----- Given information -----
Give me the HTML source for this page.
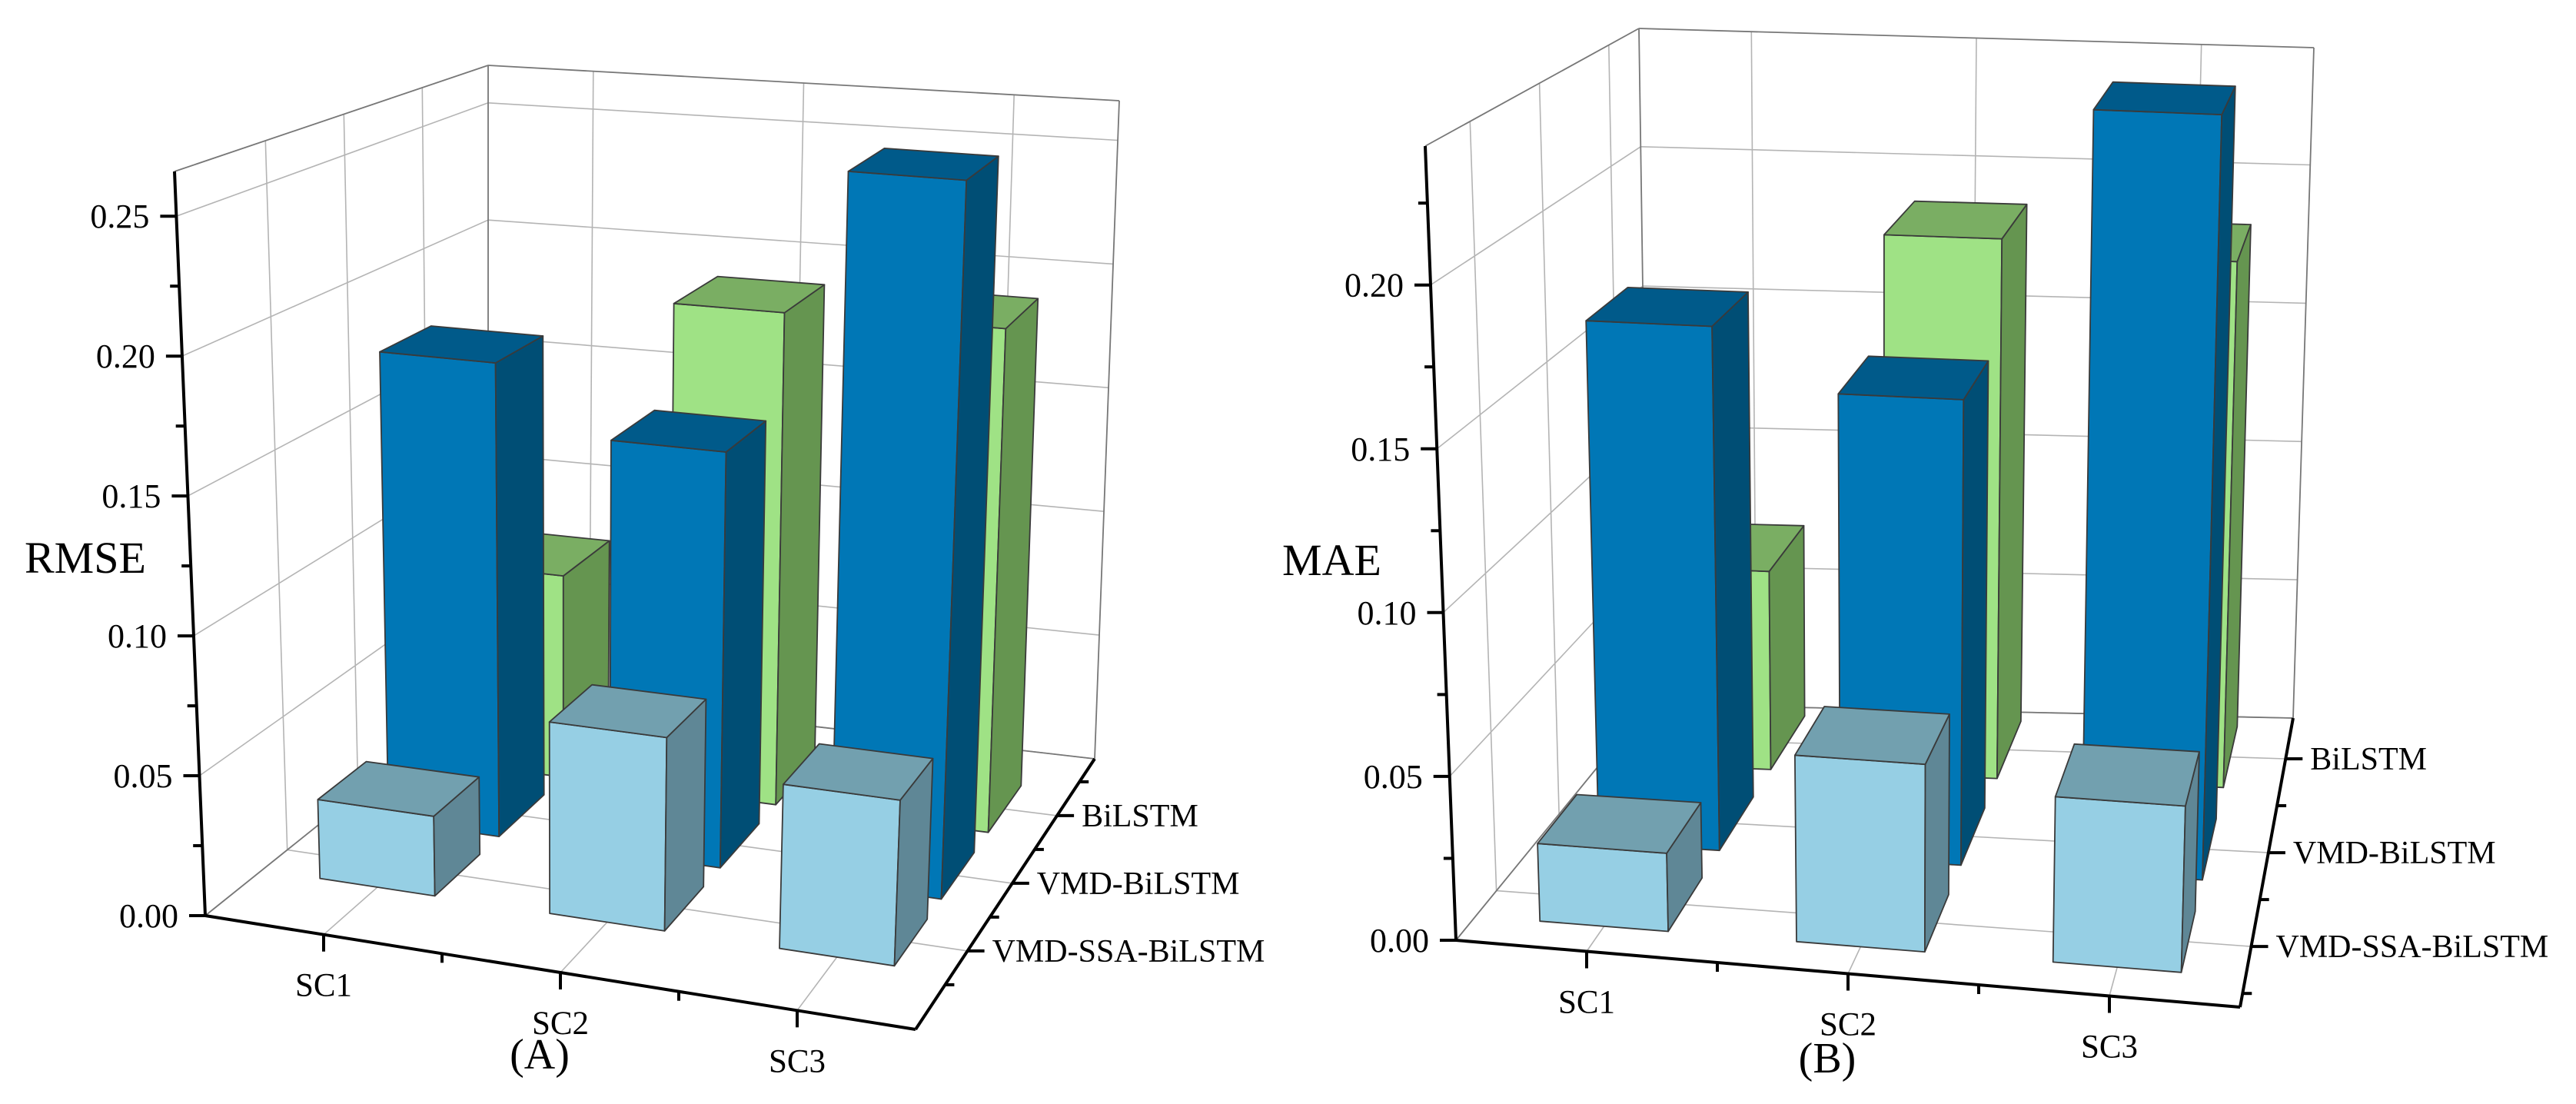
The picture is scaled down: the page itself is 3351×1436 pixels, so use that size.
<!DOCTYPE html>
<html><head><meta charset="utf-8">
<style>
html,body{margin:0;padding:0;background:#fff;}
svg{display:block;}
text{font-family:"Liberation Serif","Times New Roman",serif;}
</style></head>
<body>
<svg id="fig" width="3351" height="1436" viewBox="0 0 3351 1436" xmlns="http://www.w3.org/2000/svg" font-family="Liberation Serif, serif">
<rect x="0" y="0" width="3351" height="1436" fill="#fff"/>
<g id="chartA"></g>
<g id="chartB"></g>
</svg>
<script>
const categories = ['SC1','SC2','SC3'];
const models = ['VMD-SSA-BiLSTM','VMD-BiLSTM','BiLSTM'];
const rmseSSA = [0.029, 0.069, 0.058];
const rmseVMD = [0.18, 0.155, 0.263];
const rmseBi  = [0.08, 0.192, 0.193];
const maeSSA = [0.024, 0.057, 0.05];
const maeVMD = [0.17, 0.15, 0.245];
const maeBi  = [0.068, 0.185, 0.18];
const rmseTicks = ['0.00','0.05','0.10','0.15','0.20','0.25'];
const maeTicks = ['0.00','0.05','0.10','0.15','0.20'];

const NS='http://www.w3.org/2000/svg';
function mk(tag, attrs, parent){
  const e=document.createElementNS(NS,tag);
  for(const k in attrs) e.setAttribute(k,attrs[k]);
  parent.appendChild(e);
  return e;
}
const FONT='Liberation Serif, serif';
const colors=[
  {front:'#96CFE4',top:'#72A0AF',side:'#5F8796'},
  {front:'#0077B6',top:'#005A8A',side:'#004E75'},
  {front:'#9FE285',top:'#7AAE63',side:'#659550'}
];

function drawChart(g, cfg){
  const C=cfg.corners;
  function lerp(a,b,t){return [a[0]+(b[0]-a[0])*t, a[1]+(b[1]-a[1])*t];}
  function P(u,v,w){
    const b=lerp(lerp(C.FLB,C.FRB,u), lerp(C.BLB,C.BRB,u), v);
    const t=lerp(lerp(C.FLT,C.FRT,u), lerp(C.BLT,C.BRT,u), v);
    return lerp(b,t,w);
  }
  const xU = i => (i+0.5)/3;
  const xUc = c => (c-0.5)/3;
  const dV = k => (k-cfg.dmin)/(cfg.dmax-cfg.dmin);
  const zW = val => val/cfg.zmax;
  function line(a,b,stroke,sw,name){
    const l=mk('line',{x1:a[0].toFixed(1),y1:a[1].toFixed(1),x2:b[0].toFixed(1),y2:b[1].toFixed(1),stroke:stroke,'stroke-width':sw},g);
    
    
    return l;
  }
  const grid='#b4b4b4';
  const nT=cfg.ticks.length;
  for(let t=0;t<nT;t++){
    const w=zW(t*0.05);
    line(P(0,0,w),P(0,1,w),grid,1.6,'left-wall-gridline');
    line(P(0,1,w),P(1,1,w),grid,1.6,'back-wall-gridline');
  }
  for(let k=1;k<=3;k++){
    const v=dV(k);
    line(P(0,v,0),P(0,v,1),grid,1.6,'left-wall-gridline');
    line(P(0,v,0),P(1,v,0),grid,1.6,'floor-gridline');
  }
  for(let i=0;i<3;i++){
    const u=xU(i);
    line(P(u,1,0),P(u,1,1),grid,1.6,'back-wall-gridline');
    line(P(u,0,0),P(u,1,0),grid,1.6,'floor-gridline');
  }
  line(P(0,0,1),P(0,1,1),'#777',1.8,'box-edge');
  line(P(0,1,1),P(1,1,1),'#777',1.8,'box-edge');
  line(P(0,1,0),P(0,1,1),'#777',1.8,'box-edge');
  line(P(1,1,0),P(1,1,1),'#777',1.8,'box-edge');
  line(P(0,1,0),P(1,1,0),'#777',1.8,'box-edge');
  line(P(0,0,0),P(0,1,0),'#777',1.8,'box-edge');

  const series=cfg.series;
  const hx=0.25/3, hd=cfg.halfDepth/(cfg.dmax-cfg.dmin);
  for(let k=3;k>=1;k--){
    const vals=series[k-1], col=colors[k-1];
    for(let i=0;i<3;i++){
      const u0=xU(i)-hx,u1=xU(i)+hx,v0=dV(k)-hd,v1=dV(k)+hd,w=zW(vals[i]);
      const bar=mk('g',{},g);
      
      
      const faces=[
        [[P(u0,v0,0),P(u1,v0,0),P(u1,v0,w),P(u0,v0,w)],col.front,'bar-front-face'],
        [[P(u1,v0,0),P(u1,v1,0),P(u1,v1,w),P(u1,v0,w)],col.side,'bar-side-face'],
        [[P(u0,v0,w),P(u1,v0,w),P(u1,v1,w),P(u0,v1,w)],col.top,'bar-top-face']
      ];
      faces.forEach(f=>{
        const p=mk('polygon',{points:f[0].map(q=>q[0].toFixed(1)+','+q[1].toFixed(1)).join(' '),fill:f[1],stroke:'#3a3a3a','stroke-width':1.8,'stroke-linejoin':'round'},bar);
        
        
      });
    }
  }

  line(P(0,0,0),P(0,0,1),'#000',4,'y-axis-line');
  line(P(0,0,0),P(1,0,0),'#000',4,'x-axis-line');
  line(P(1,0,0),P(1,1,0),'#000',4,'depth-axis-line');
  for(let t=0;t*0.025<=cfg.zmax;t++){
    const p=P(0,0,zW(t*0.025));
    const major=t%2===0;
    line(p,[p[0]-(major?21:12),p[1]],'#000',4,major?'y-major-tick':'y-minor-tick');
    if(major && t/2<nT){
      const tx=mk('text',{x:(p[0]-35).toFixed(1),y:(p[1]+15).toFixed(1),'font-size':44,'font-family':FONT,'text-anchor':'end',fill:'#000'},g);
      
      
      tx.textContent=cfg.ticks[t/2];
    }
  }
  for(let c=1;c<=3;c+=0.5){
    const p=P(xUc(c),0,0);
    const major=Number.isInteger(c);
    line(p,[p[0],p[1]+(major?22:12)],'#000',4,major?'x-major-tick':'x-minor-tick');
    if(major){
      const tx=mk('text',{x:p[0].toFixed(1),y:(p[1]+80).toFixed(1),'font-size':43,'font-family':FONT,'text-anchor':'middle',fill:'#000'},g);
      
      
      tx.textContent=categories[c-1];
    }
  }
  for(let k=0.5;k<=3.5;k+=0.5){
    const v=dV(k); if(v<0||v>1) continue;
    const p=P(1,v,0);
    const major=Number.isInteger(k);
    line(p,[p[0]+(major?22:12),p[1]],'#000',4,major?'depth-major-tick':'depth-minor-tick');
    if(major){
      const tx=mk('text',{x:(p[0]+32).toFixed(1),y:(p[1]+14).toFixed(1),'font-size':42,'font-family':FONT,fill:'#000'},g);
      
      
      tx.textContent=models[k-1];
    }
  }
  const yt=mk('text',{x:cfg.ytitle[0],y:cfg.ytitle[1],'font-size':58,'font-family':FONT,fill:'#000'},g);
  
  
  yt.textContent=cfg.ytitleText;
  const pl=mk('text',{x:cfg.panel[0],y:cfg.panel[1],'font-size':56,'font-family':FONT,'text-anchor':'middle',fill:'#000'},g);
  
  
  pl.textContent=cfg.panelText;
}

drawChart(document.getElementById('chartA'),{
  corners:{FLB:[267,1191],FRB:[1191,1339],BRB:[1424,987],BLB:[635,896],
           FLT:[227,223],FRT:[1234,311],BRT:[1456,131],BLT:[635,85]},
  dmin:-0.16,dmax:3.84,halfDepth:0.35,zmax:0.266,
  ticks:rmseTicks, series:[rmseSSA,rmseVMD,rmseBi],
  ytitle:[32,745], ytitleText:'RMSE', panel:[702,1390], panelText:'(A)'
});
drawChart(document.getElementById('chartB'),{
  corners:{FLB:[1894,1223],FRB:[2914,1310],BRB:[2983,934],BLB:[2145,916],
           FLT:[1854,190],FRT:[2946,238],BRT:[3010,62],BLT:[2132,37]},
  dmin:0.354,dmax:3.434,halfDepth:0.33,zmax:0.2424,
  ticks:maeTicks, series:[maeSSA,maeVMD,maeBi],
  ytitle:[1668,748], ytitleText:'MAE', panel:[2377,1395], panelText:'(B)'
});
</script>
</body></html>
-----
-- What you need to do --
Count how many lines above carry the word "size". Only the number is required.

-- Problem solution --
6